» **Raw data**:
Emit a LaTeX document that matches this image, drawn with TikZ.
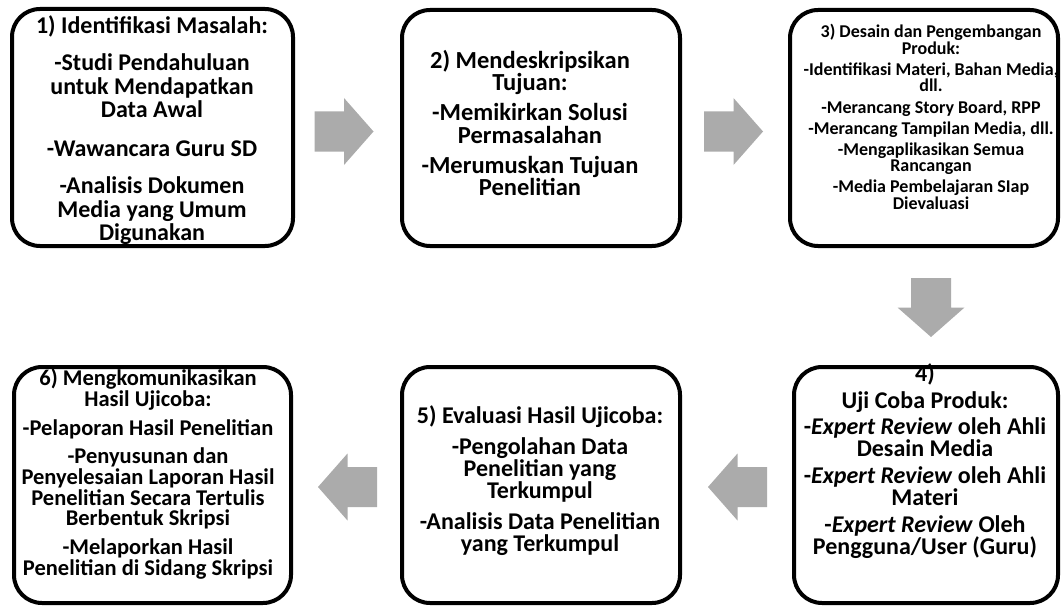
\documentclass[tikz,border=0pt]{standalone}
\usepackage{fontspec}
\setmainfont{Carlito}
\definecolor{arrowgray}{HTML}{ABABAB}
\tikzset{
  box/.style={draw=black, line width=4pt, rounded corners=28pt, fill=white, inner sep=0pt},
  txtbig/.style={align=center, inner sep=0pt, font=\bfseries\fontsize{24}{22}\selectfont},
  txtone/.style={align=center, inner sep=0pt, font=\bfseries\fontsize{24}{23.5}\selectfont},
  txttwo/.style={align=center, inner sep=0pt, font=\bfseries\fontsize{24.5}{22.5}\selectfont},
  txtmid/.style={align=center, inner sep=0pt, font=\bfseries\fontsize{22.5}{20.7}\selectfont},
  txtsmall/.style={align=center, inner sep=0pt, font=\bfseries\fontsize{18}{16.6}\selectfont},
  blockarrow/.pic={\fill[arrowgray] (-29.5,-20) -- (0,-20) -- (0,-33.5) -- (29.5,0) -- (0,33.5) -- (0,20) -- (-29.5,20) -- cycle;}
}
\begin{document}
\begin{tikzpicture}[x=1pt,y=-1pt]
\useasboundingbox (0,0) rectangle (1062,607);
% boxes
\node[box, minimum width=281pt, minimum height=237pt] (b1) at (152.5,127.5) {};
\node[box, minimum width=278pt, minimum height=236pt] (b2) at (541,128) {};
\node[box, minimum width=268pt, minimum height=236pt] (b3) at (924,128) {};
\node[box, minimum width=264pt, minimum height=236pt] (b4) at (926,485) {};
\node[box, minimum width=278pt, minimum height=236pt] (b5) at (541,485) {};
\node[box, minimum width=277pt, minimum height=236pt] (b6) at (152.5,485) {};
% texts
\node[txtone] (t1) at (152,130) {1) Identifikasi Masalah:\\[14pt]
-Studi Pendahuluan\\ untuk Mendapatkan\\ Data Awal\\[15pt]
-Wawancara Guru SD\\[14pt]
-Analisis Dokumen\\ Media yang Umum\\ Digunakan};
\node[txttwo] (t2) at (530,123) {2) Mendeskripsikan\\ Tujuan:\\[7.5pt]
-Memikirkan Solusi\\ Permasalahan\\[7.5pt]
-Merumuskan Tujuan\\ Penelitian};
\node[txtsmall] (t3) at (931,117) {3) Desain dan Pengembangan\\ Produk:\\[4.5pt]
-Identifikasi Materi, Bahan Media,\\ dll.\\[4.5pt]
-Merancang Story Board, RPP\\[4.5pt]
-Merancang Tampilan Media, dll.\\[4.5pt]
-Mengaplikasikan Semua\\ Rancangan\\[4.5pt]
-Media Pembelajaran SIap\\ Dievaluasi};
\node[txtbig] (t4) at (925,461) {4)\\[5pt]
Uji Coba Produk:\\[4pt]
-\textit{Expert Review} oleh Ahli\\ Desain Media\\[5pt]
-\textit{Expert Review} oleh Ahli\\ Materi\\[5pt]
-\textit{Expert Review} Oleh\\ Pengguna/User (Guru)};
\node[txtbig] (t5) at (540,481) {5) Evaluasi Hasil Ujicoba:\\[9pt]
-Pengolahan Data\\ Penelitian yang\\ Terkumpul\\[9pt]
-Analisis Data Penelitian\\ yang Terkumpul};
\node[txtmid] (t6) at (148,474) {6) Mengkomunikasikan\\ Hasil Ujicoba:\\[8pt]
-Pelaporan Hasil Penelitian\\[8pt]
-Penyusunan dan\\ Penyelesaian Laporan Hasil\\ Penelitian Secara Tertulis\\ Berbentuk Skripsi\\[8pt]
-Melaporkan Hasil\\ Penelitian di Sidang Skripsi};
% block arrows
\pic (a12) at (344,131.5) {blockarrow};
\pic (a23) at (733.5,131.5) {blockarrow};
\pic[rotate=-90] (a34) at (931,307.5) {blockarrow};
\pic[rotate=180] (a45) at (737.5,487) {blockarrow};
\pic[rotate=180] (a56) at (347.5,487) {blockarrow};
\end{tikzpicture}
\end{document}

» **Problem to work on**:
Return all of the data exactly as written, and drop the pictures.

» **Expected output**:
Emit a LaTeX document that matches this image, drawn with TikZ.
\documentclass[tikz,border=0pt]{standalone}
\usepackage{fontspec}
\setmainfont{Carlito}
\definecolor{arrowgray}{HTML}{ABABAB}
\tikzset{
  box/.style={draw=black, line width=4pt, rounded corners=28pt, fill=white, inner sep=0pt},
  txtbig/.style={align=center, inner sep=0pt, font=\bfseries\fontsize{24}{22}\selectfont},
  txtone/.style={align=center, inner sep=0pt, font=\bfseries\fontsize{24}{23.5}\selectfont},
  txttwo/.style={align=center, inner sep=0pt, font=\bfseries\fontsize{24.5}{22.5}\selectfont},
  txtmid/.style={align=center, inner sep=0pt, font=\bfseries\fontsize{22.5}{20.7}\selectfont},
  txtsmall/.style={align=center, inner sep=0pt, font=\bfseries\fontsize{18}{16.6}\selectfont},
  blockarrow/.pic={\fill[arrowgray] (-29.5,-20) -- (0,-20) -- (0,-33.5) -- (29.5,0) -- (0,33.5) -- (0,20) -- (-29.5,20) -- cycle;}
}
\begin{document}
\begin{tikzpicture}[x=1pt,y=-1pt]
\useasboundingbox (0,0) rectangle (1062,607);
% boxes
\node[box, minimum width=281pt, minimum height=237pt] (b1) at (152.5,127.5) {};
\node[box, minimum width=278pt, minimum height=236pt] (b2) at (541,128) {};
\node[box, minimum width=268pt, minimum height=236pt] (b3) at (924,128) {};
\node[box, minimum width=264pt, minimum height=236pt] (b4) at (926,485) {};
\node[box, minimum width=278pt, minimum height=236pt] (b5) at (541,485) {};
\node[box, minimum width=277pt, minimum height=236pt] (b6) at (152.5,485) {};
% texts
\node[txtone] (t1) at (152,130) {1) Identifikasi Masalah:\\[14pt]
-Studi Pendahuluan\\ untuk Mendapatkan\\ Data Awal\\[15pt]
-Wawancara Guru SD\\[14pt]
-Analisis Dokumen\\ Media yang Umum\\ Digunakan};
\node[txttwo] (t2) at (530,123) {2) Mendeskripsikan\\ Tujuan:\\[7.5pt]
-Memikirkan Solusi\\ Permasalahan\\[7.5pt]
-Merumuskan Tujuan\\ Penelitian};
\node[txtsmall] (t3) at (931,117) {3) Desain dan Pengembangan\\ Produk:\\[4.5pt]
-Identifikasi Materi, Bahan Media,\\ dll.\\[4.5pt]
-Merancang Story Board, RPP\\[4.5pt]
-Merancang Tampilan Media, dll.\\[4.5pt]
-Mengaplikasikan Semua\\ Rancangan\\[4.5pt]
-Media Pembelajaran SIap\\ Dievaluasi};
\node[txtbig] (t4) at (925,461) {4)\\[5pt]
Uji Coba Produk:\\[4pt]
-\textit{Expert Review} oleh Ahli\\ Desain Media\\[5pt]
-\textit{Expert Review} oleh Ahli\\ Materi\\[5pt]
-\textit{Expert Review} Oleh\\ Pengguna/User (Guru)};
\node[txtbig] (t5) at (540,481) {5) Evaluasi Hasil Ujicoba:\\[9pt]
-Pengolahan Data\\ Penelitian yang\\ Terkumpul\\[9pt]
-Analisis Data Penelitian\\ yang Terkumpul};
\node[txtmid] (t6) at (148,474) {6) Mengkomunikasikan\\ Hasil Ujicoba:\\[8pt]
-Pelaporan Hasil Penelitian\\[8pt]
-Penyusunan dan\\ Penyelesaian Laporan Hasil\\ Penelitian Secara Tertulis\\ Berbentuk Skripsi\\[8pt]
-Melaporkan Hasil\\ Penelitian di Sidang Skripsi};
% block arrows
\pic (a12) at (344,131.5) {blockarrow};
\pic (a23) at (733.5,131.5) {blockarrow};
\pic[rotate=-90] (a34) at (931,307.5) {blockarrow};
\pic[rotate=180] (a45) at (737.5,487) {blockarrow};
\pic[rotate=180] (a56) at (347.5,487) {blockarrow};
\end{tikzpicture}
\end{document}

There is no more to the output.